Celebrar verdaderamente la Eucaristía es
entonces vivir al estilo de Jesús en el momento presente. Es esto lo que construye
la comunidad y la iglesia, más allá del rito.
Para que el gesto del pan partido y
compartido tenga sentido y valor tiene que existir una fidelidad previa a la
vida. Desde ahí todo arranca.
Por eso que tal vez sería bueno dejar de
celebrar el rito todos los días. En algunos sectores de la iglesia existe
cierta obsesión por celebrar todos los días… y nos olvidamos de la vida y
convertimos la Eucaristía en rito externo y mudo.
Jesús celebró una vez sola, al final de
su vida. Celebró la entrega definitiva y total.
La entrega de la vida es cosa seria y
honda. Repetir todos los días el gesto de la entrega del maestro puede
banalizar la celebración eucarística. Casi siempre la cantidad va a mermar la
calidad.
Es mucho más sano y humilde celebrar menos
pero con más consciencia, sin correr, con todo el tiempo necesario. Celebrar la
Eucaristía es estar dispuestos a entregarse totalmente y esto se banaliza si lo
hacemos “por obligación” (“tenemos que celebrar”) todos los días.

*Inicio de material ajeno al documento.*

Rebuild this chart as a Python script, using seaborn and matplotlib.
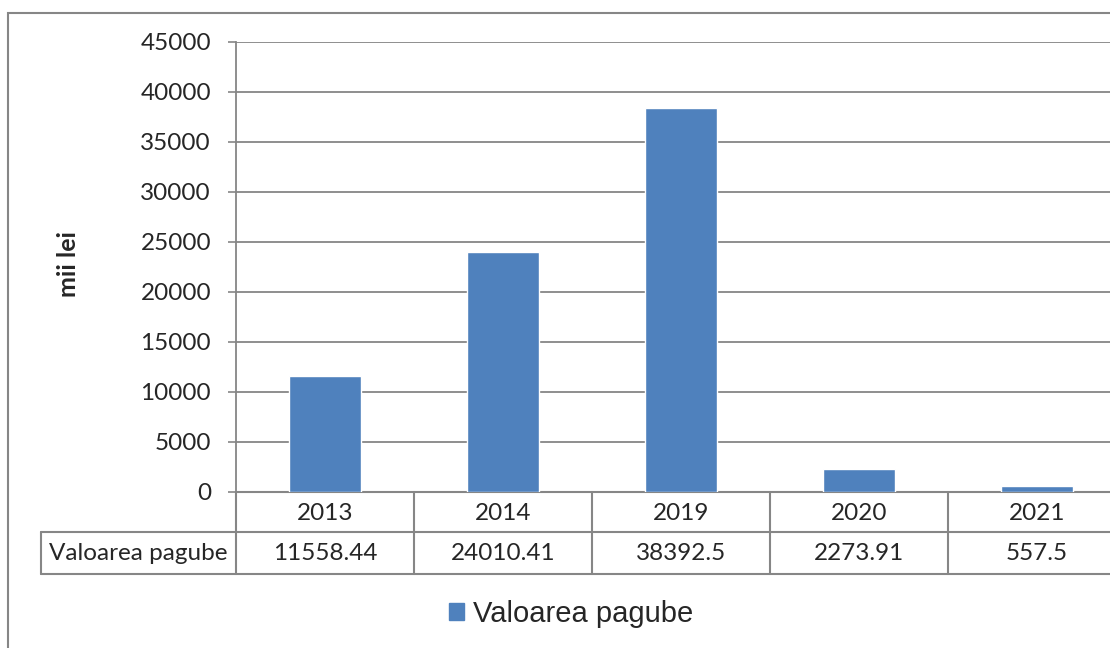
import matplotlib
matplotlib.use("Agg")
import matplotlib.pyplot as plt
from matplotlib.lines import Line2D
from matplotlib.patches import Rectangle
import pandas as pd
import seaborn as sns

# date
ani = ["2013", "2014", "2019", "2020", "2021"]
valori = [11558.44, 24010.41, 38392.5, 2273.91, 557.5]
etichete_valori = ["11558.44", "24010.41", "38392.5", "2273.91", "557.5"]
serie = "Valoarea pagube"
yticks = [0, 5000, 10000, 15000, 20000, 25000, 30000, 35000, 40000, 45000]

df = pd.DataFrame({"an": ani, "valoare": valori})

sns.set_style("white")
plt.rcParams["font.family"] = ["Lato", "DejaVu Sans"]

W, H = 1110, 648
fig = plt.figure(figsize=(W / 100, H / 100), dpi=100)

# pixel helpers (figure coords)
def fx(px):
    return px / W

def fy(py):
    return 1 - py / H

gri = "#868686"
albastru = "#4F81BD"
fs = 17.5

# plot area: left 236, top 42, bottom 492, 178 px per category (runs past right edge)
ax = fig.add_axes([fx(236), fy(492), 890 / W, 450 / H])
sns.barplot(data=df, x="an", y="valoare", color=albastru, width=0.4,
            saturation=1, ax=ax, zorder=3)
ax.set_xlim(-0.5, 4.5)
ax.set_ylim(0, 45000)
ax.set_yticks(yticks)
ax.set_yticklabels([str(v) for v in yticks], fontsize=fs)
ax.tick_params(axis="y", length=6, width=1.2, color=gri, pad=12, left=True)
ax.tick_params(axis="x", bottom=False, labelbottom=False)
ax.set_xlabel("")
ax.set_ylabel("")
ax.yaxis.grid(True, color=gri, linewidth=1.3)
ax.set_axisbelow(True)
for s in ["top", "right"]:
    ax.spines[s].set_visible(False)
ax.spines["left"].set_color(gri)
ax.spines["left"].set_linewidth(1.3)
ax.spines["bottom"].set_color(gri)
ax.spines["bottom"].set_linewidth(1.5)

fig.text(fx(68), fy(264), "mii lei", rotation=90, fontsize=18, fontweight="bold",
         ha="center", va="center")

# data table under the axis
linii = []
# horizontal lines
linii.append(Line2D([fx(41), 1.01], [fy(532), fy(532)]))
linii.append(Line2D([fx(41), 1.01], [fy(574), fy(574)]))
# vertical lines
linii.append(Line2D([fx(41), fx(41)], [fy(532), fy(574)]))
for i in range(len(ani) + 1):
    x = fx(236 + 178 * i)
    linii.append(Line2D([x, x], [fy(492), fy(574)]))
for ln in linii:
    ln.set_color(gri)
    ln.set_linewidth(1.5)
    fig.add_artist(ln)

for i, (an, et) in enumerate(zip(ani, etichete_valori)):
    xc = fx(236 + 178 * i + 89)
    fig.text(xc, fy(513), an, fontsize=fs, ha="center", va="center")
    fig.text(xc, fy(554), et, fontsize=fs, ha="center", va="center")
fig.text(fx(138), fy(554), serie, fontsize=fs, ha="center", va="center")

# outer chart border
fig.add_artist(Rectangle((fx(8), fy(660)), 1.2, fy(13) - fy(660), fill=False,
                         edgecolor=gri, linewidth=1.5, transform=fig.transFigure))

# legend
handle = Rectangle((0, 0), 1, 1, color=albastru)
fig.legend([handle], [serie], loc="center", bbox_to_anchor=(fx(571), fy(614)),
           frameon=False, handlelength=0.52, handleheight=0.52, handletextpad=0.3,
           prop={"family": ["Liberation Sans"], "size": 21})

fig.savefig("out.png", dpi=100)
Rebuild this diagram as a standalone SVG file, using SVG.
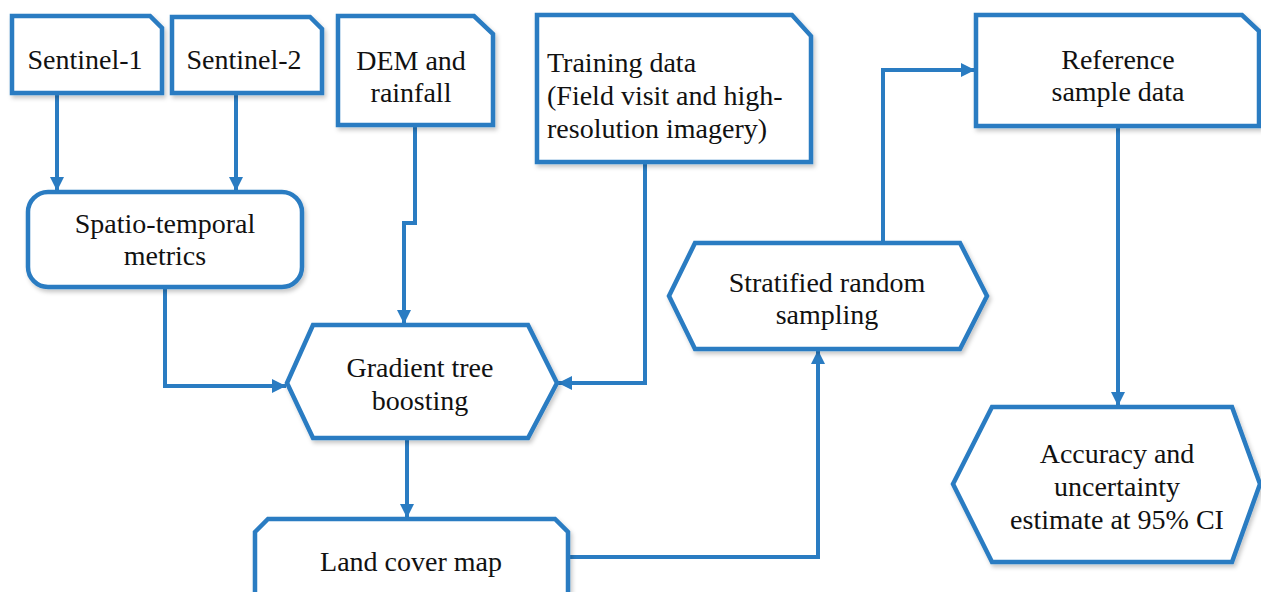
<svg xmlns="http://www.w3.org/2000/svg" width="1261" height="592" viewBox="0 0 1261 592">
  <defs>
    <filter id="shadow" x="-10%" y="-10%" width="130%" height="140%">
      <feDropShadow dx="2" dy="3" stdDeviation="2" flood-color="#000" flood-opacity="0.22"/>
    </filter>
    <marker id="arrow" markerUnits="userSpaceOnUse" markerWidth="16" markerHeight="16" viewBox="0 0 16 16" refX="15" refY="8" orient="auto">
      <path d="M1,1 L15,8 L1,15 Z" fill="#2a7cc2"/>
    </marker>
    <style>
      .shape { fill: #ffffff; stroke: #2a7cc2; stroke-width: 4.5; stroke-linejoin: miter; filter: url(#shadow); }
      .link { fill: none; stroke: #2a7cc2; stroke-width: 4; marker-end: url(#arrow); }
      .label { font-family: "Liberation Serif", "Times New Roman", serif; font-size: 28px; fill: #111111; text-anchor: middle; }
      .left { text-anchor: start; }
    </style>
  </defs>

  <rect width="1261" height="592" fill="#ffffff"/>

  <!-- connectors -->
  <g id="connectors">
    <path class="link" d="M57,93 V191"/>
    <path class="link" d="M236,93 V191"/>
    <path class="link" d="M415,125 V223 H404 V324"/>
    <path class="link" d="M165,287 V386 H286"/>
    <path class="link" d="M645,162 V383 H558"/>
    <path class="link" d="M407,438 V518"/>
    <path class="link" d="M568,557 H818 V350"/>
    <path class="link" d="M883,243 V70 H975"/>
    <path class="link" d="M1118,126 V406"/>
  </g>

  <!-- input documents -->
  <g id="sentinel1">
    <path class="shape" d="M12,16 H150 L162,28 V93 H12 Z"/>
    <text class="label" x="85" y="69">Sentinel-1</text>
  </g>
  <g id="sentinel2">
    <path class="shape" d="M172,17 H310 L322,29 V93 H172 Z"/>
    <text class="label" x="244" y="69">Sentinel-2</text>
  </g>
  <g id="dem">
    <path class="shape" d="M338,16 H474 L493,34 V125 H338 Z"/>
    <text class="label" x="411" y="70">DEM and</text>
    <text class="label" x="411" y="102">rainfall</text>
  </g>
  <g id="training">
    <path class="shape" d="M537,15 H792 L811,36 V162 H537 Z"/>
    <text class="label left" x="547" y="72">Training data</text>
    <text class="label left" x="547" y="105">(Field visit and high-</text>
    <text class="label left" x="547" y="138">resolution imagery)</text>
  </g>
  <g id="reference">
    <path class="shape" d="M976,15 H1242 L1259,31 V126 H976 Z"/>
    <text class="label" x="1118" y="69">Reference</text>
    <text class="label" x="1118" y="101">sample data</text>
  </g>

  <!-- processing steps -->
  <g id="spatio">
    <rect class="shape" x="28" y="192" width="274" height="95" rx="20" ry="20"/>
    <text class="label" x="165" y="233">Spatio-temporal</text>
    <text class="label" x="165" y="265">metrics</text>
  </g>
  <g id="gradient">
    <path class="shape" d="M287,383 L313,325 H528 L557,383 L528,438 H313 Z"/>
    <text class="label" x="420" y="377">Gradient tree</text>
    <text class="label" x="420" y="410">boosting</text>
  </g>
  <g id="landcover">
    <path class="shape" d="M255,532 L268,519 H555 L568,532 V600 H255 Z"/>
    <text class="label" x="411" y="571">Land cover map</text>
  </g>
  <g id="stratified">
    <path class="shape" d="M669,296 L695,243 H960 L987,296 L960,349 H695 Z"/>
    <text class="label" x="827" y="292">Stratified random</text>
    <text class="label" x="827" y="324">sampling</text>
  </g>
  <g id="accuracy">
    <path class="shape" d="M953,484 L992,407 H1232 L1260,484 L1232,562 H992 Z"/>
    <text class="label" x="1117" y="463">Accuracy and</text>
    <text class="label" x="1117" y="496">uncertainty</text>
    <text class="label" x="1117" y="529">estimate at 95% CI</text>
  </g>
</svg>
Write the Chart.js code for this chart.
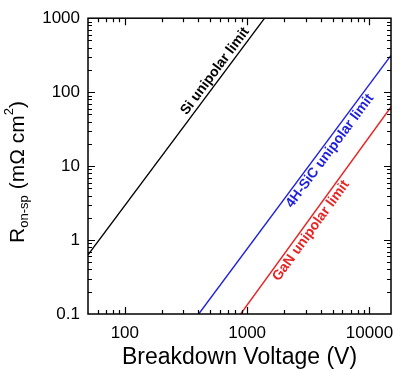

Necesitamos purificar la Eucaristía de
tantos aspectos superficiales que nos alejan de su verdadero sentido.
Necesitamos eucaristías con menos palabras y mucho más silencio. Eucaristías
menos formales y más arraigadas a la vida concreta. Eucaristías más fraternas,
libres, dinámicas, alegres. Eucaristías donde verdaderamente se celebra el
regalo gratuito y espontaneo de la vida y del Amor que nos ama y nos hace ser.
Gracias al coronavirus podemos
redescubrir la Eucaristía. Aprovechemos.